PUBLIC SCHOOL RETIREMENT SYSTEM (PSRS):
(1) Minimum benefits are raised from $400 to $575 and maximums
are raised from $600 to $860. The additional payment for each
dependent child under age 18 (now one-half of the survivor's base
payment) shall be at least $300 per month, but the total payment
to spouse including payments for dependents shall not exceed
$2160;
(2) Survivor and dependent child benefits shall continue until
the child is age 24 years if still in college. Currently, such
benefits end at age 22 years;
(3) The act expands the option for a beneficiary, other than a
spouse, to select Option 2 survivor benefits if the member dies
prior to retirement;
(4) Added is an increase of $2 times years of creditable service
to monthly payments for beneficiaries of deceased retirees and,
as of September 1, 1999, for beneficiaries of deceased members;
(5) The current minimum retiree benefits applies to the
beneficiaries of deceased retirees;
(6) A $5,000 single-sum, death benefit is added for retired
members;
(7) Final average salary is determined on final three years
rather than final five years of service;
(8) A "Rule of 80" clause is added to allow full retirement when
a member's age plus creditable service equals 80 years or more;
(9) An additional $5 times years of creditable service is added
to the monthly benefit for those retiring by the effective date
of this act and the beneficiaries of retired members who die
prior to the effective date of this act; and
(10) A retired teacher may earn up to 50% of the annual
compensation payable under the district's salary schedule for the
position filled by the retiree and also provides means for
determining salary for a position not on the schedule, for newly
created positions, and for retirees filling multiple positions.

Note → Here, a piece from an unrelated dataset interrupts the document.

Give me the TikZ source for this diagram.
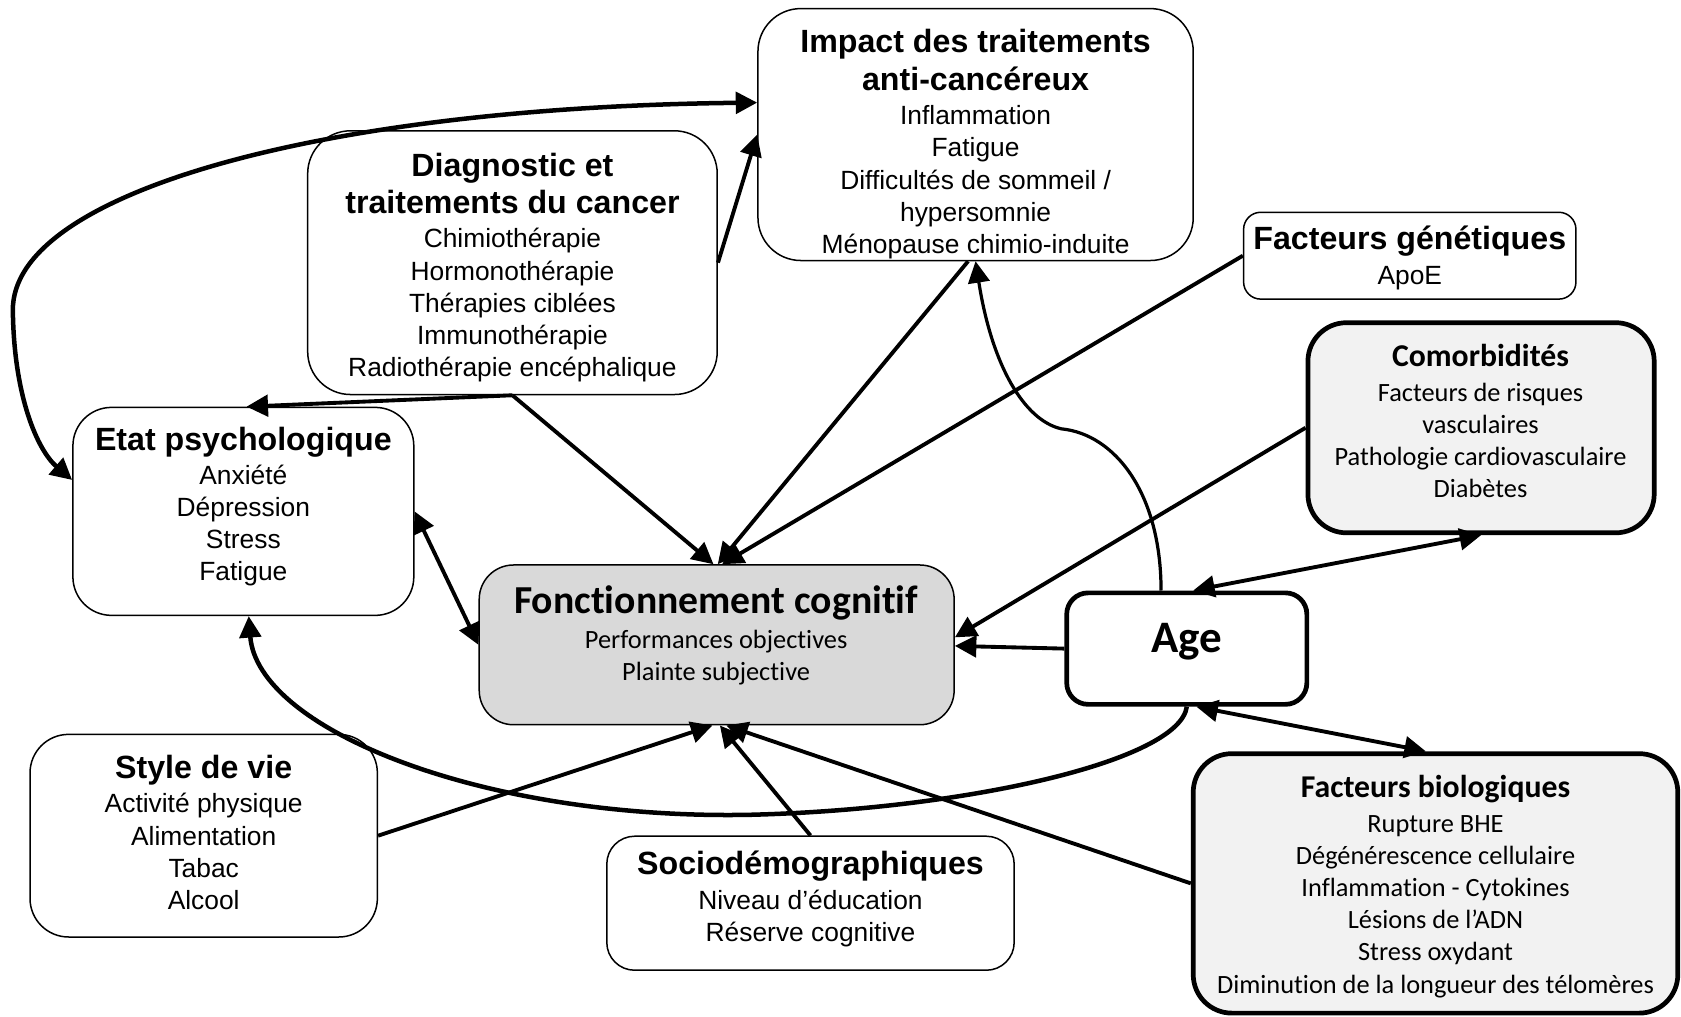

This portion of the act is similar to SB 331.
NON-TEACHERS RETIREMENT SYSTEM (NTRS) - The new provisions in the
act include:
(1) An increase of the formula factor from 1.35% to 1.45%;
(2) An increase of the formula factor of 0.1% for those electing
to take the "25 and out" option;
(3) A one-time increase for current retirees of 7.4% which will
not be subject to the cost of living adjustment (COLA) cap;
(4) Expanding the option for a beneficiary to select option 2
benefits if the member dies prior to retirement. Currently, this
option is only available for the member's spouse (if named as the
beneficiary); and
(5) Changing NTRS requirements for certain members who were
certified as vocational-technical teachers by making the basis
for certification a degree or work experience instead of a degree
and work experience, which is identical to the PSRS requirements.
This portion of the act is similar to SB 180.
BOTH PUBLIC SCHOOL AND NONTEACHER SYSTEMS. Retired members of
both systems, except those retired on disability, may establish a
second or subsequent membership in the system after a one-year
vesting period. Such members will not draw a benefit from their
first membership while in covered employment.
EFFECTIVE DATES AND EMERGENCY CLAUSE - The act contains an
emergency clause for teachers and firemen and a January 1, 2000,
effective date for the County Employees Retirement Sections. The
effective date for the MOSERS NEW PLAN is July 1, 2000. August
28, 1999, is the effective date for the remainder of the bill.